In Spanish 1, I’m currently teaching the school unit (Realidades 1 Chapter 2a) My school switched to block schedule this year, so with my students only having four classes, my usual context for practicing ordinal numbers no longer works. So, today we made fake schedules and talked about them.
Step 1: Make fake schedules
I printed out my class vocabulary and electives list from Quizlet as flashcards and divided them into 8 buckets (my students currently sit in groups of 4). Students drew a class from the bucket and wrote it into their schedule, and added a teacher.

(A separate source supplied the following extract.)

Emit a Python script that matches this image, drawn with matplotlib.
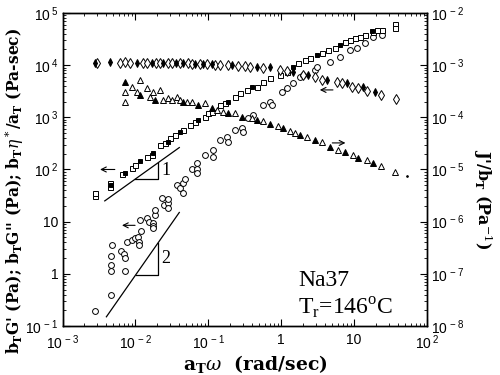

Fake schedule template here.
Step 2: Discuss
I gave students a list of questions and put on an interval timer. Each group picked a leader who asked questions from the list. When the timer beeped, they rotated leaders. After a few minutes, I took over the questioning (to the whole class). I projected Class Dojo on the board and had a student use the interactive pen to assign points (doing this on the projector works GREAT because the other students make sure the score keeper is accurate).
Step 3: Repeat
I was pleased with the participation in this activity, but some of the pronunciation was not so good – not surprisingly because we haven’t worked extensively on these questions yet. So I typed up the questions in Quizlet. Tomorrow, I’m going to get someone in each group to pull up the Quizlet set on their phone or tablet (or lend them my laptop or let them sit at my desk if no one in the group has a device). We’ll shuffle the questions, and let Quizlet ask the questions instead of the students! Next semester, I’ll have Quizlet ask the questions on day 1 and let students as the questions on day 2.
If you want a word document of my questions, here is the link. I wrote 42 questions because that’s how many blocks are in my $3 Jenga knock-off “Jumbling Towers,” so the list can do double duty if we do stations this unit.
PS – My kiddos are ROCKING the groups of 4. I love it.